PROBLEM DETAILS: Every line of the material is to be quoted verbatim, minus the pictures.
--*--
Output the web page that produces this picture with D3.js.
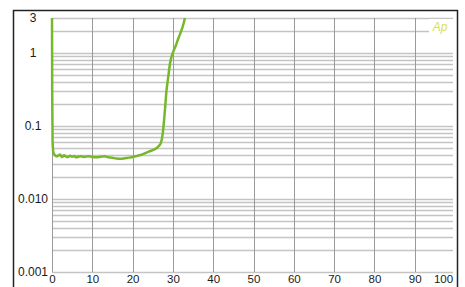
<!DOCTYPE html>
<html>
<head>
<meta charset="utf-8">
<script src="https://cdn.jsdelivr.net/npm/d3@7"></script>
<style>
  body { margin: 0; background: #fff; }
  svg { display: block; font-family: "Liberation Sans", Arial, sans-serif; }
</style>
</head>
<body>
<div id="chart"></div>
<script>
// chart data
var freqs = [0, 0.05, 0.15, 0.35, 0.7, 1, 1.5, 2, 2.5, 3, 3.5, 4, 4.5, 5, 5.5, 6, 7, 8, 9, 10,
  11, 12, 13, 14, 15, 16, 17, 18, 19, 20, 21, 22, 23, 24, 25, 25.5, 26, 26.5, 27,
  27.3, 27.6, 28, 28.4, 28.8, 29.3, 29.7, 30.1, 30.7, 31.3, 32, 32.5, 33];
var levels = [3, 0.3, 0.06, 0.043, 0.040, 0.0385, 0.039, 0.0405, 0.0375, 0.0395, 0.038,
  0.0375, 0.039, 0.0378, 0.0386, 0.0372, 0.0385, 0.0376, 0.0384, 0.0375, 0.0373, 0.0377, 0.0383,
  0.0372, 0.0366, 0.0357, 0.0355, 0.036, 0.0368, 0.0375, 0.0387, 0.040, 0.042, 0.0445,
  0.0465, 0.048, 0.050, 0.053, 0.058, 0.068, 0.09, 0.16, 0.3, 0.45, 0.72, 0.9, 1.04,
  1.25, 1.55, 1.95, 2.35, 3.0];

var xTicks = [0, 10, 20, 30, 40, 50, 60, 70, 80, 90, 100];
var yTicks = [3, 1, 0.1, 0.01, 0.001];
var yTickLabels = ["3", "1", "0.1", "0.010", "0.001"];

var svgWidth = 465;
var svgHeight = 287;

var plotLeft = 52, plotRight = 455, plotTop = 18, plotBottom = 272;

var svg = d3.select("#chart")
  .append("svg")
  .attr("width", svgWidth)
  .attr("height", svgHeight);

// outer frame (runs off the bottom)
svg.append("rect")
  .attr("x", 13.5)
  .attr("y", 10.5)
  .attr("width", 444)
  .attr("height", 300)
  .attr("fill", "none")
  .attr("stroke", "#222")
  .attr("stroke-width", 1.5);

var x = d3.scaleLinear().domain([0, 100]).range([plotLeft, plotRight]);
var y = d3.scaleLog().domain([0.001, 3]).range([plotBottom, plotTop]);

// log minor grid values
var gridY = [];
[0.001, 0.01, 0.1, 1].forEach(function(dec) {
  for (var k = 1; k <= 9; k++) {
    var v = dec * k;
    if (v <= 3.0001) gridY.push(v);
  }
});

svg.append("g")
  .selectAll("line")
  .data(gridY)
  .enter()
  .append("line")
  .attr("x1", plotLeft)
  .attr("x2", 453)
  .attr("y1", function(d) { return Math.round(y(d)) + 0.5; })
  .attr("y2", function(d) { return Math.round(y(d)) + 0.5; })
  .attr("stroke", "#c4c4c4")
  .attr("stroke-width", 1.3);

svg.append("g")
  .selectAll("line")
  .data(xTicks.slice(0, 10))
  .enter()
  .append("line")
  .attr("x1", function(d) { return Math.round(x(d)) + 0.5; })
  .attr("x2", function(d) { return Math.round(x(d)) + 0.5; })
  .attr("y1", plotTop)
  .attr("y2", plotBottom)
  .attr("stroke", "#9a9a9a")
  .attr("stroke-width", 1);

// Ap logo
svg.append("rect")
  .attr("x", 429)
  .attr("y", 19)
  .attr("width", 24)
  .attr("height", 20)
  .attr("fill", "#fff");
svg.append("text")
  .attr("x", 440)
  .attr("y", 31)
  .attr("text-anchor", "middle")
  .style("font-size", "12px")
  .style("font-style", "italic")
  .style("fill", "#d6df5a")
  .text("Ap");

// axes (labels only)
var yAxis = d3.axisLeft(y)
  .tickValues(yTicks)
  .tickFormat(function(d, i) { return yTickLabels[i]; })
  .tickSize(0);
var yG = svg.append("g")
  .attr("transform", "translate(" + plotLeft + ",0)")
  .call(yAxis);
yG.select(".domain").remove();
yG.selectAll("text")
  .attr("x", -19)
  .attr("text-anchor", "middle")
  .style("font-size", "12px")
  .style("fill", "#1a1a1a");

var xAxis = d3.axisBottom(x)
  .tickValues(xTicks)
  .tickSize(0)
  .tickPadding(3);
var xG = svg.append("g")
  .attr("transform", "translate(0," + plotBottom + ")")
  .call(xAxis);
xG.select(".domain").remove();
xG.selectAll("text")
  .attr("x", function(d) { return d === 100 ? -12 : 0; })
  .style("font-size", "11.5px")
  .style("fill", "#1a1a1a");

// curve
var pts = freqs.map(function(f, i) { return [f, levels[i]]; });
var line = d3.line()
  .x(function(d) { return x(d[0]); })
  .y(function(d) { return y(d[1]); })
  .curve(d3.curveMonotoneX);

svg.append("path")
  .datum(pts)
  .attr("d", line)
  .attr("fill", "none")
  .attr("stroke", "#76b82a")
  .attr("stroke-width", 2.5)
  .attr("stroke-linejoin", "round");
</script>
</body>
</html>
--*--
FINISHED ANSWER:
Output the web page that produces this picture with D3.js.
<!DOCTYPE html>
<html>
<head>
<meta charset="utf-8">
<script src="https://cdn.jsdelivr.net/npm/d3@7"></script>
<style>
  body { margin: 0; background: #fff; }
  svg { display: block; font-family: "Liberation Sans", Arial, sans-serif; }
</style>
</head>
<body>
<div id="chart"></div>
<script>
// chart data
var freqs = [0, 0.05, 0.15, 0.35, 0.7, 1, 1.5, 2, 2.5, 3, 3.5, 4, 4.5, 5, 5.5, 6, 7, 8, 9, 10,
  11, 12, 13, 14, 15, 16, 17, 18, 19, 20, 21, 22, 23, 24, 25, 25.5, 26, 26.5, 27,
  27.3, 27.6, 28, 28.4, 28.8, 29.3, 29.7, 30.1, 30.7, 31.3, 32, 32.5, 33];
var levels = [3, 0.3, 0.06, 0.043, 0.040, 0.0385, 0.039, 0.0405, 0.0375, 0.0395, 0.038,
  0.0375, 0.039, 0.0378, 0.0386, 0.0372, 0.0385, 0.0376, 0.0384, 0.0375, 0.0373, 0.0377, 0.0383,
  0.0372, 0.0366, 0.0357, 0.0355, 0.036, 0.0368, 0.0375, 0.0387, 0.040, 0.042, 0.0445,
  0.0465, 0.048, 0.050, 0.053, 0.058, 0.068, 0.09, 0.16, 0.3, 0.45, 0.72, 0.9, 1.04,
  1.25, 1.55, 1.95, 2.35, 3.0];

var xTicks = [0, 10, 20, 30, 40, 50, 60, 70, 80, 90, 100];
var yTicks = [3, 1, 0.1, 0.01, 0.001];
var yTickLabels = ["3", "1", "0.1", "0.010", "0.001"];

var svgWidth = 465;
var svgHeight = 287;

var plotLeft = 52, plotRight = 455, plotTop = 18, plotBottom = 272;

var svg = d3.select("#chart")
  .append("svg")
  .attr("width", svgWidth)
  .attr("height", svgHeight);

// outer frame (runs off the bottom)
svg.append("rect")
  .attr("x", 13.5)
  .attr("y", 10.5)
  .attr("width", 444)
  .attr("height", 300)
  .attr("fill", "none")
  .attr("stroke", "#222")
  .attr("stroke-width", 1.5);

var x = d3.scaleLinear().domain([0, 100]).range([plotLeft, plotRight]);
var y = d3.scaleLog().domain([0.001, 3]).range([plotBottom, plotTop]);

// log minor grid values
var gridY = [];
[0.001, 0.01, 0.1, 1].forEach(function(dec) {
  for (var k = 1; k <= 9; k++) {
    var v = dec * k;
    if (v <= 3.0001) gridY.push(v);
  }
});

svg.append("g")
  .selectAll("line")
  .data(gridY)
  .enter()
  .append("line")
  .attr("x1", plotLeft)
  .attr("x2", 453)
  .attr("y1", function(d) { return Math.round(y(d)) + 0.5; })
  .attr("y2", function(d) { return Math.round(y(d)) + 0.5; })
  .attr("stroke", "#c4c4c4")
  .attr("stroke-width", 1.3);

svg.append("g")
  .selectAll("line")
  .data(xTicks.slice(0, 10))
  .enter()
  .append("line")
  .attr("x1", function(d) { return Math.round(x(d)) + 0.5; })
  .attr("x2", function(d) { return Math.round(x(d)) + 0.5; })
  .attr("y1", plotTop)
  .attr("y2", plotBottom)
  .attr("stroke", "#9a9a9a")
  .attr("stroke-width", 1);

// Ap logo
svg.append("rect")
  .attr("x", 429)
  .attr("y", 19)
  .attr("width", 24)
  .attr("height", 20)
  .attr("fill", "#fff");
svg.append("text")
  .attr("x", 440)
  .attr("y", 31)
  .attr("text-anchor", "middle")
  .style("font-size", "12px")
  .style("font-style", "italic")
  .style("fill", "#d6df5a")
  .text("Ap");

// axes (labels only)
var yAxis = d3.axisLeft(y)
  .tickValues(yTicks)
  .tickFormat(function(d, i) { return yTickLabels[i]; })
  .tickSize(0);
var yG = svg.append("g")
  .attr("transform", "translate(" + plotLeft + ",0)")
  .call(yAxis);
yG.select(".domain").remove();
yG.selectAll("text")
  .attr("x", -19)
  .attr("text-anchor", "middle")
  .style("font-size", "12px")
  .style("fill", "#1a1a1a");

var xAxis = d3.axisBottom(x)
  .tickValues(xTicks)
  .tickSize(0)
  .tickPadding(3);
var xG = svg.append("g")
  .attr("transform", "translate(0," + plotBottom + ")")
  .call(xAxis);
xG.select(".domain").remove();
xG.selectAll("text")
  .attr("x", function(d) { return d === 100 ? -12 : 0; })
  .style("font-size", "11.5px")
  .style("fill", "#1a1a1a");

// curve
var pts = freqs.map(function(f, i) { return [f, levels[i]]; });
var line = d3.line()
  .x(function(d) { return x(d[0]); })
  .y(function(d) { return y(d[1]); })
  .curve(d3.curveMonotoneX);

svg.append("path")
  .datum(pts)
  .attr("d", line)
  .attr("fill", "none")
  .attr("stroke", "#76b82a")
  .attr("stroke-width", 2.5)
  .attr("stroke-linejoin", "round");
</script>
</body>
</html>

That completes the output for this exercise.